Lalu, Presiden Soeharto ingin mendengar sendiri dari keduapuluh anak Timor Timur itu bahwa mereka senang berkunjung ke Jakarta dan bahwa mereka senang akan tinggal di Jawa Tengah. Mereka sudah dilatih untuk menyanyikan lagu dalam bahasa Indonesia untuk Pak Presiden, “Di sini senang, di sana senang, di mana-mana hatiku senang”. Petrus Kanisius dan teman-temannya begitu bersemangat karena berbagai kunjungan ke atraksi-atraksi luar biasa di Jakarta, seperti Taman Mini—tempat miniatur Indonesia—dan karena makanan lezat yang disajikan di hadapan mereka di istana presiden. Ini pun wajar karena ketika ia meninggalkan kamp konsentrasi di Aileu, ia dan keluarganya mengira bahwa ia akan dikirim untuk bersekolah di ‘kota besar’ Dili. Ternyata ia dan anak-anak yang lain malah dibawa ke Jakarta, tempat ia merasa kewalahan oleh kota besar itu, dengan bahasa dan adat kebiasaannya, apalagi waktu itu ia tak sempat untuk mengucapkan selamat tinggal.
Koran-koran melaporkan bahwa keduapuluh anak Timor Timur ini menjadi yatim piatu karena orangtua mereka dibunuh oleh komunis Fretilin. Sepuluh tahun setelah pembunuhan massal anti-komunis di Indonesia pada tahun 1965, rasa antipati terhadap komunisme masih sangat segar di ingatan sebagian besar orang. Oleh karena itu, anak-anak tersebut lalu menjadi simbol sedih dari keinginan rakyat Timor Timur untuk bergabung dengan Indonesia, dan mereka mengundang respons simpati dari rakyat Indonesia yang merasa perlu mendukung aksi militer Indonesia di Timor Timur untuk melindungi “saudara-saudara” mereka di sana, yang menderita di bawah teror komunis.

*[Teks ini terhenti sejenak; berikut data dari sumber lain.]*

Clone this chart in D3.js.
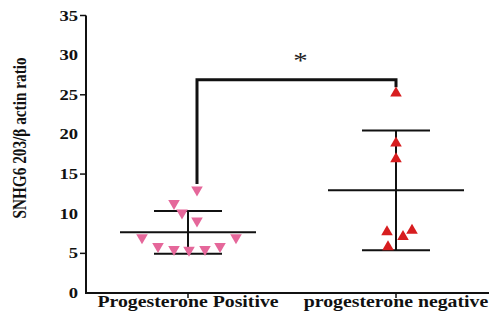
<!DOCTYPE html>
<html>
<head>
<meta charset="utf-8">
<script src="https://cdn.jsdelivr.net/npm/d3@7"></script>
<style>
body { margin: 0; background: #fff; }
svg text { font-family: 'Liberation Serif', 'DejaVu Serif', serif; font-weight: bold; }
</style>
</head>
<body>
<svg id="chart" width="489" height="322"></svg>
<script>
// values
var groups = ["Progesterone Positive", "progesterone negative"];
var yTicks = [0, 5, 10, 15, 20, 25, 30, 35];
var yTickMarks = [5, 15, 25, 35];

// [dx offset in px from group centre, value]
var positive = [[9, 13.0], [-14, 11.3], [-6, 10.1], [9, 9.1], [-46, 7.0], [48, 7.0],
                [-30, 5.9], [-14, 5.5], [1, 5.4], [17, 5.5], [32, 5.9]];
var negative = [[0, 25.2], [0, 18.9], [0, 16.9], [-9, 7.7], [16, 7.9], [7, 7.1], [-8, 5.8]];

var means = [7.65, 12.95];
var sds = [2.7, 7.55];
var bracketY = 26.9;

// the original picture is a bit wider than tall, so text is stretched sideways
var stretch = 1.2;

var svg = d3.select("#chart");

var y = d3.scaleLinear().domain([0, 35]).range([293, 15.5]);
var x = d3.scalePoint().domain(groups).range([188, 396]);

// axes
svg.append("line").attr("x1", 86).attr("x2", 86).attr("y1", y(35)).attr("y2", y(0) + 1)
    .attr("stroke", "#111").attr("stroke-width", 2);
svg.append("line").attr("x1", 85).attr("x2", 489).attr("y1", y(0)).attr("y2", y(0))
    .attr("stroke", "#111").attr("stroke-width", 2);

svg.selectAll(".ytm").data(yTickMarks).enter().append("line")
    .attr("x1", 80).attr("x2", 86)
    .attr("y1", d => y(d)).attr("y2", d => y(d))
    .attr("stroke", "#111").attr("stroke-width", 1.5);

svg.selectAll(".ytl").data(yTicks).enter().append("text")
    .attr("transform", d => "translate(78," + (y(d) + 5) + ") scale(" + stretch + ",1)")
    .attr("text-anchor", "end").attr("font-size", 15.5)
    .attr("fill", "#111")
    .text(d => d);

svg.selectAll(".xtm").data(groups).enter().append("line")
    .attr("x1", d => x(d)).attr("x2", d => x(d))
    .attr("y1", y(0)).attr("y2", y(0) + 5)
    .attr("stroke", "#111").attr("stroke-width", 1.5);

svg.selectAll(".xtl").data(groups).enter().append("text")
    .attr("transform", d => "translate(" + x(d) + ",307) scale(" + stretch + ",1)")
    .attr("text-anchor", "middle").attr("font-size", 16.5)
    .attr("fill", "#111")
    .text(d => d);

svg.append("text")
    .attr("transform", "translate(26,138) scale(" + stretch + ",1) rotate(-90)")
    .attr("text-anchor", "middle").attr("font-size", 15.3)
    .attr("fill", "#111")
    .text("SNHG6 203/\u03b2 actin ratio");

// mean and sd bars
groups.forEach(function(g, i) {
    var cx = x(g);
    var gg = svg.append("g").attr("stroke", "#111").attr("stroke-width", 2);
    gg.append("line").attr("x1", cx).attr("x2", cx)
        .attr("y1", y(means[i] + sds[i])).attr("y2", y(means[i] - sds[i]));
    gg.append("line").attr("x1", cx - 68).attr("x2", cx + 68)
        .attr("y1", y(means[i])).attr("y2", y(means[i]));
    gg.append("line").attr("x1", cx - 34).attr("x2", cx + 34)
        .attr("y1", y(means[i] + sds[i])).attr("y2", y(means[i] + sds[i]));
    gg.append("line").attr("x1", cx - 34).attr("x2", cx + 34)
        .attr("y1", y(means[i] - sds[i])).attr("y2", y(means[i] - sds[i]));
});

// significance bracket between the top points
var lx = x(groups[0]) + positive[0][0], rx = x(groups[1]) + negative[0][0];
svg.append("path")
    .attr("d", "M" + lx + "," + (y(positive[0][1]) - 6) + "V" + y(bracketY) + "H" + rx + "V" + (y(negative[0][1]) - 6))
    .attr("fill", "none").attr("stroke", "#111").attr("stroke-width", 3);
svg.append("text")
    .attr("transform", "translate(" + ((lx + rx) / 2 + 4) + ",68) scale(" + stretch + ",1)")
    .attr("text-anchor", "middle").attr("font-size", 24)
    .style("font-weight", "normal")
    .attr("fill", "#222")
    .text("*");

// points
var tri = d3.symbol().type(d3.symbolTriangle).size(58);
svg.selectAll(".pos").data(positive).enter().append("path")
    .attr("d", tri)
    .attr("transform", d => "translate(" + (x(groups[0]) + d[0]) + "," + y(d[1]) + ") rotate(180)")
    .attr("fill", "#e5679a");
svg.selectAll(".neg").data(negative).enter().append("path")
    .attr("d", tri)
    .attr("transform", d => "translate(" + (x(groups[1]) + d[0]) + "," + y(d[1]) + ")")
    .attr("fill", "#d71d1f");
</script>
</body>
</html>
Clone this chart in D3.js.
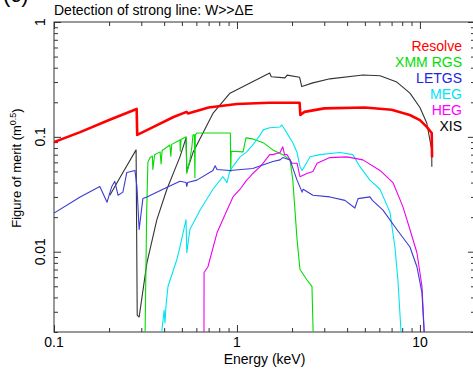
<!DOCTYPE html>
<html>
<meta charset="utf-8">
<script src="https://d3js.org/d3.v7.min.js"></script>
<style>
  body { margin: 0; background: #fff; }
  text { font-family: "Liberation Sans", Arial, Helvetica, sans-serif; }
</style>
<body>
<div id="my_dataviz"></div>
<script>
// energy (keV) and figure of merit values
const resolveE = [0.1, 0.139, 0.2, 0.283, 0.285, 0.35, 0.45, 0.53, 0.54, 0.7, 1.0, 1.5, 2.2, 2.22, 2.34, 3, 5, 7, 8.8, 10, 10.9, 11.6, 11.65];
const resolveV = [0.090, 0.110, 0.14, 0.175, 0.104, 0.122, 0.149, 0.165, 0.160, 0.18, 0.193, 0.198, 0.198, 0.155, 0.165, 0.177, 0.18, 0.172, 0.155, 0.14, 0.122, 0.108, 0.066];

const rgsE = [0.314, 0.321, 0.326, 0.335, 0.345, 0.347, 0.355, 0.38, 0.385, 0.39, 0.43, 0.435, 0.44, 0.488, 0.49, 0.495, 0.527, 0.532, 0.553, 0.567, 0.575, 0.585, 0.589, 0.592, 0.604, 0.739, 0.882, 0.92, 0.925, 0.93, 1.08, 1.12, 1.22, 1.39, 1.57, 1.78, 1.95, 2.02, 2.13, 2.21, 2.41, 2.57, 2.62];
const rgsV = [0.0015, 0.022, 0.060, 0.066, 0.068, 0.052, 0.070, 0.074, 0.058, 0.076, 0.085, 0.068, 0.086, 0.094, 0.075, 0.095, 0.100, 0.048, 0.063, 0.082, 0.104, 0.104, 0.044, 0.104, 0.108, 0.108, 0.108, 0.108, 0.05, 0.075, 0.074, 0.098, 0.096, 0.089, 0.077, 0.070, 0.063, 0.042, 0.0128, 0.007, 0.0057, 0.005, 0.0015];

const letgsE = [0.1, 0.139, 0.178, 0.195, 0.207, 0.215, 0.224, 0.238, 0.25, 0.277, 0.284, 0.292, 0.306, 0.322, 0.394, 0.488, 0.527, 0.532, 0.537, 0.604, 0.739, 0.76, 0.778, 0.916, 1.22, 1.57, 1.72, 1.78, 1.95, 2.13, 2.27, 2.30, 2.60, 3.22, 3.89, 4.41, 4.59, 5.33, 5.5, 6.28, 7.48, 8.82, 9.63, 10.26, 10.65];
const letgsV = [0.0217, 0.030, 0.037, 0.027, 0.037, 0.041, 0.031, 0.033, 0.049, 0.051, 0.037, 0.0156, 0.029, 0.030, 0.035, 0.041, 0.040, 0.037, 0.040, 0.042, 0.051, 0.056, 0.052, 0.051, 0.053, 0.061, 0.063, 0.066, 0.063, 0.042, 0.033, 0.035, 0.031, 0.030, 0.028, 0.024, 0.029, 0.030, 0.028, 0.023, 0.0156, 0.011, 0.0074, 0.0044, 0.0015];

const megE = [0.38, 0.40, 0.404, 0.41, 0.42, 0.47, 0.488, 0.527, 0.532, 0.553, 0.628, 0.739, 0.838, 0.882, 0.916, 1.04, 1.13, 1.22, 1.34, 1.39, 1.51, 1.72, 1.76, 1.80, 1.90, 2.02, 2.13, 2.21, 2.27, 2.51, 2.84, 3.65, 4.30, 4.70, 5.33, 6.05, 6.86, 7.30, 7.58, 7.97];
const megV = [0.0015, 0.0031, 0.0024, 0.0035, 0.005, 0.0086, 0.011, 0.019, 0.0098, 0.0156, 0.023, 0.035, 0.045, 0.040, 0.051, 0.067, 0.074, 0.085, 0.104, 0.115, 0.12, 0.122, 0.127, 0.12, 0.104, 0.089, 0.073, 0.055, 0.051, 0.067, 0.07, 0.073, 0.07, 0.055, 0.042, 0.035, 0.022, 0.011, 0.0057, 0.0015];

const hegE = [0.66, 0.661, 0.694, 0.778, 0.882, 0.951, 1.04, 1.13, 1.18, 1.22, 1.34, 1.39, 1.51, 1.57, 1.72, 1.78, 1.82, 1.88, 2.0, 2.13, 2.21, 2.41, 2.60, 2.74, 3.22, 3.99, 4.88, 6.05, 7.12, 8.07, 8.82, 9.63, 10.26, 10.65];
const hegV = [0.0015, 0.0066, 0.0074, 0.0146, 0.023, 0.030, 0.035, 0.042, 0.045, 0.048, 0.055, 0.059, 0.07, 0.07, 0.073, 0.082, 0.07, 0.07, 0.059, 0.059, 0.045, 0.048, 0.05, 0.059, 0.066, 0.067, 0.063, 0.051, 0.04, 0.0247, 0.0156, 0.0098, 0.005, 0.0015];

const xisE = [0.202, 0.238, 0.281, 0.285, 0.292, 0.322, 0.365, 0.414, 0.488, 0.527, 0.532, 0.575, 0.739, 0.916, 1.18, 1.51, 1.54, 1.83, 1.88, 2.2, 2.26, 2.60, 3.22, 4.88, 6.05, 7.48, 8.82, 10.0, 10.9, 11.6, 11.62];
const xisV = [0.031, 0.049, 0.077, 0.0028, 0.0027, 0.008, 0.019, 0.035, 0.067, 0.098, 0.05, 0.073, 0.16, 0.24, 0.295, 0.36, 0.334, 0.326, 0.345, 0.33, 0.274, 0.295, 0.32, 0.346, 0.34, 0.30, 0.24, 0.18, 0.132, 0.077, 0.055];

const seriesNames = ["Resolve", "XMM RGS", "LETGS", "MEG", "HEG", "XIS"];
const seriesE = [resolveE, rgsE, letgsE, megE, hegE, xisE];
const seriesV = [resolveV, rgsV, letgsV, megV, hegV, xisV];
const seriesColors = ["#ff0000", "#00dd00", "#3b3bd6", "#00e4f0", "#f000f0", "#333333"];
const legendColors = ["#ff0000", "#00dd00", "#2424e0", "#00e4f4", "#ff00ff", "#000000"];

const xTickValues = [0.1, 1, 10];
const xTickLabels = ["0.1", "1", "10"];
const yTickValues = [1, 0.1, 0.01];
const yTickLabels = ["1", "0.1", "0.01"];

// layout
const W = 473, H = 370;
const pL = 54, pT = 22, pR = 475, pB = 332;

const svg = d3.select("#my_dataviz")
  .append("svg")
  .attr("width", W)
  .attr("height", H);

const x = d3.scaleLog().domain([0.1, 20]).range([pL, pR]);
const y = d3.scaleLog().domain([0.002, 1]).range([pB, pT]);

// panel label, cut off at the top as in the source figure
svg.append("text")
  .attr("x", 3).attr("y", 2)
  .style("font-size", "22px")
  .text("(c)");

svg.append("text")
  .attr("x", pL).attr("y", 15)
  .style("font-size", "14px")
  .text("Detection of strong line: W>>\u0394E");

svg.append("defs").append("clipPath").attr("id", "plotclip")
  .append("rect")
  .attr("x", pL).attr("y", pT)
  .attr("width", pR - pL).attr("height", pB - pT);

// minor tick values
const xMinor = [];
[0.1, 1, 10].forEach(function(d) {
  for (let k = 2; k <= 9; k++) if (d * k <= 20) xMinor.push(d * k);
});
const yMinor = [];
[0.001, 0.01, 0.1].forEach(function(d) {
  for (let k = 2; k <= 9; k++) if (d * k >= 0.002) yMinor.push(d * k);
});

function addAxis(axisFn, scale, values, size, transform) {
  const g = svg.append("g")
    .attr("transform", transform)
    .call(axisFn(scale).tickValues(values).tickSizeInner(size).tickSizeOuter(0).tickFormat(""));
  g.select(".domain").remove();
  g.selectAll("line").attr("stroke", "#333");
  return g;
}

addAxis(d3.axisBottom, x, xTickValues, -7, "translate(0," + pB + ")");
addAxis(d3.axisBottom, x, xMinor, -4, "translate(0," + pB + ")");
addAxis(d3.axisTop, x, xTickValues, -7, "translate(0," + pT + ")");
addAxis(d3.axisTop, x, xMinor, -4, "translate(0," + pT + ")");
addAxis(d3.axisLeft, y, yTickValues, -7, "translate(" + pL + ",0)");
addAxis(d3.axisLeft, y, yMinor, -4, "translate(" + pL + ",0)");
addAxis(d3.axisRight, y, yTickValues, -7, "translate(" + pR + ",0)");
addAxis(d3.axisRight, y, yMinor, -4, "translate(" + pR + ",0)");

// frame
svg.append("rect")
  .attr("x", pL).attr("y", pT)
  .attr("width", pR - pL).attr("height", pB - pT)
  .attr("fill", "none")
  .attr("stroke", "#333")
  .attr("stroke-width", 1);

// tick labels
svg.selectAll(".xlab")
  .data(xTickValues)
  .enter().append("text")
  .attr("class", "xlab")
  .attr("x", function(d) { return x(d); })
  .attr("y", pB + 15)
  .attr("text-anchor", "middle")
  .style("font-size", "14px")
  .text(function(d, i) { return xTickLabels[i]; });

svg.selectAll(".ylab")
  .data(yTickValues)
  .enter().append("text")
  .attr("class", "ylab")
  .attr("transform", function(d) { return "translate(" + (pL - 9) + "," + y(d) + ") rotate(-90)"; })
  .attr("text-anchor", "middle")
  .style("font-size", "14px")
  .text(function(d, i) { return yTickLabels[i]; });

// axis titles
svg.append("text")
  .attr("x", (pL + pR) / 2)
  .attr("y", 364)
  .attr("text-anchor", "middle")
  .style("font-size", "14px")
  .text("Energy (keV)");

const yt = svg.append("text")
  .attr("transform", "translate(21,168) rotate(-90)")
  .attr("text-anchor", "middle")
  .style("font-size", "13px");
yt.append("tspan").text("Figure of merit (m");
yt.append("tspan").attr("dy", -5).style("font-size", "9px").text("0.5");
yt.append("tspan").attr("dy", 5).text(")");

// curves
const line = d3.line()
  .x(function(d) { return x(d[0]); })
  .y(function(d) { return y(d[1]); });

const plot = svg.append("g").attr("clip-path", "url(#plotclip)");
// thin ones first, Resolve on top
[5, 1, 3, 4, 2, 0].forEach(function(i) {
  plot.append("path")
    .datum(d3.zip(seriesE[i], seriesV[i]))
    .attr("fill", "none")
    .attr("stroke", seriesColors[i])
    .attr("stroke-width", i === 0 ? 2.6 : 1.1)
    .attr("stroke-linejoin", "round")
    .attr("d", line);
});

// legend
svg.selectAll(".leg")
  .data(seriesNames)
  .enter().append("text")
  .attr("class", "leg")
  .attr("x", 462)
  .attr("y", function(d, i) { return 51 + i * 16; })
  .attr("text-anchor", "end")
  .style("font-size", "14px")
  .attr("fill", function(d, i) { return legendColors[i]; })
  .text(function(d) { return d; });
</script>
</body>
</html>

Para pejabat Orde Baru memanipulasi banyak aspek kebenaran tentang perang di Timor Timur. Selain itu, realita anak-anak kecil itu dibuat untuk mewujudkan segala dongengan Orde Baru. Anak-anak itu dikumpulkan dari sejumlah kamp konsentrasi di Timor Timur—mereka yang terpaksa tinggal di sana akibat agresi militer Indonesia—termasuk seorang anak yang menyaksikan bagaimana orangtuanya dibunuh oleh tentara Indonesia. Sekelompok anak lain yang dikirim ke Indonesia oleh Yayasan Dharmais milik Soeharto mungkin akan lebih mendekati gambaran tentang Indonesia ini. Dengan menggambarkan sekelompok anak secara demikian, pemerintahan Soeharto menjadikan anak-anak itu bagian dari upaya propagandanya untuk membenarkan dan meraih dukungan bagi aksinya di Timor Timur.